As the giant Palouse earthworm’s habitat is known colloquially as “farm land,” it follows that if the earthworm’s population has been harmed by human activity, then the human activity that has harmed it is known as “farming.” If the giant Palouse earthworm is to recover, then that offending human activity will have to cease or at least be seriously curtailed. As such, the economic survival of Palouse agriculture may well depend upon identifying the relevant outstretched palm and satisfying it.

Paying protection money to keep liberals off your back has become a growth industry in this country. If you wish to keep Jesse Jackson from declaring an economic boycott against your business, then you’d better cross his palms with silver when he comes knocking on your door with his hand open. And you’ll probably have to appoint one or two of his henchmen or family members to your board of directors as well.

But, while the modern civil rights movement has adopted the business model of the Gambino crime family, or Hillary Clinton’s campaign fundraising efforts, the environmentalist shakedown more closely resembles the selling of indulgences by the Catholic church prior to the Reformation. The most dramatic example is the trading of carbon offsets.

To celebrate his Nobel Peace Prize, Al Gore jumped onto a private jet, flew to Arizona where he rented a resort and partied down with other beautiful people. Considering the crowd he surrounds himself with, his guests probably traveled to Scottsdale in a similar fashion. The buffet table at Al Gore’s party was straining under the weight of culinary delights flown in fresh from Alaska, the east coast and Asia. And all of the carbon dioxide generated was waved away with carbon offset proofs of purchase.

This is one way that carbon offsets work. Throughout the developing world, agricultural fields are commonly irrigated using treadle pumps. Treadle pumps are like those stair stepper exercise machines you see on late night cable television infomercials. The difference is that nobody claims that a treadle pump will help you get into a size 4, although they often stand between their operators and graduating from the fourth grade.

Children are often forced to work treadle pumps because their families have been paid by carbon traders to retire their diesel-powered pumps. The carbon traders can then sell the rights to the CO2 not generated by that diesel to Al Gore so that he can resell it to his Hollywood pals or use the indulgence himself to spew 10,000 pounds per hour on his private jet trips.

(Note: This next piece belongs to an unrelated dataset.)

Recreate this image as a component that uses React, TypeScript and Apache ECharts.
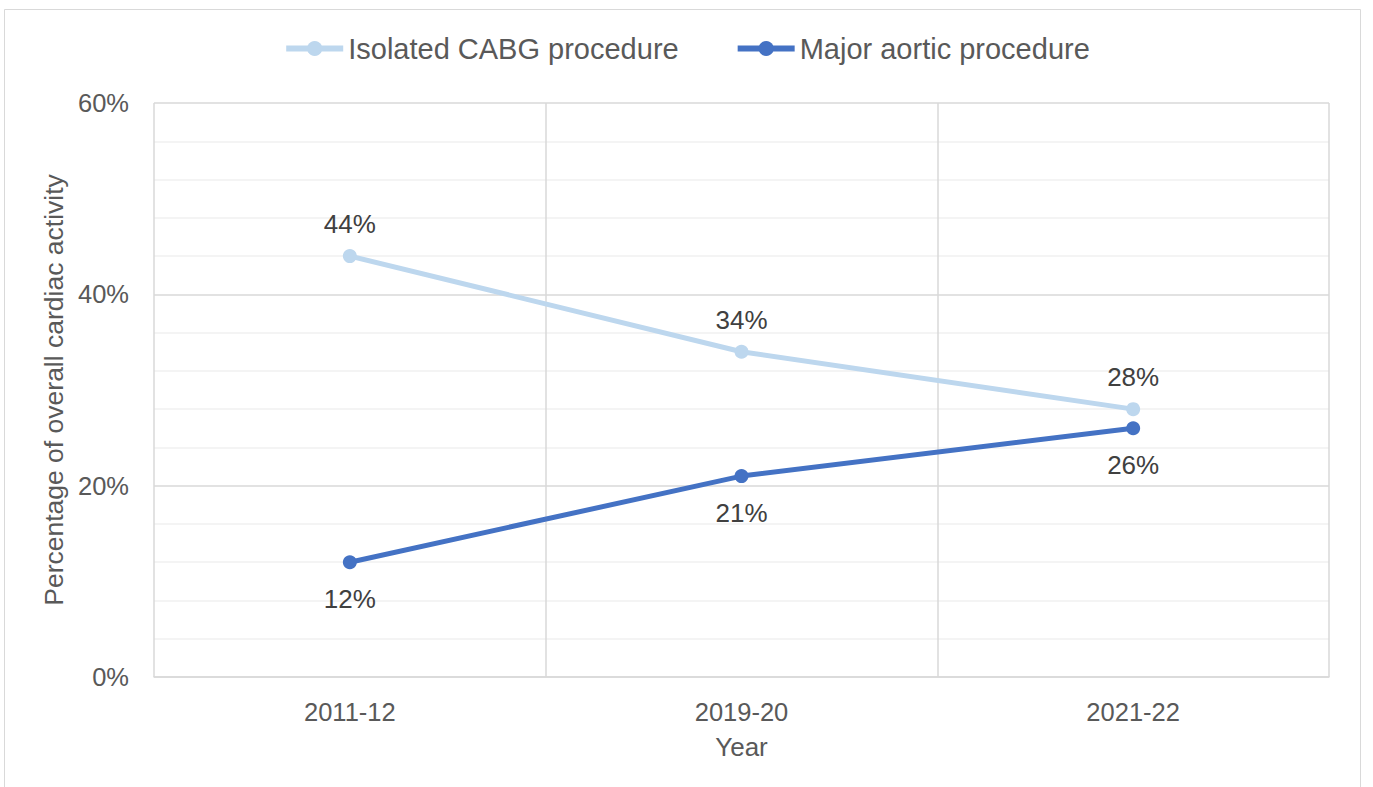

So why not follow the Al Gore model to keep local environmentalist wackos off the farmers’ backs? I propose that we organize to establish a system of endangered species trading. There are vast swaths of the planet where the Endangered Species Act has no force, and the people who live there are far more concerned with their own survival than the well-being of some cute little creature that warms the souls of Earth liberationists.

It only makes sense that Palouse farmers have the option of buying endangered species offsets. Farmers could buy a few acres of Madagascar jungle and devote it to preserving an endangered species of lemurs. Any species of lemur is cuter and far more charismatic than an earthworm and would sell far more copies of National Geographic as a glossy cover critter.

There are other glamorous endangered species that could be saved and would also make great plush toys for the Audubon Society’s Christmas catalog. Endangered species offset could preserve habitat for the elephant, the Siberian tiger and the manatee.

Capitalism conquers all. The left has evolved from its doctrinaire roots into a pragmatic ideology complete with a price tag. To survive, farmers just need to negotiate the cost.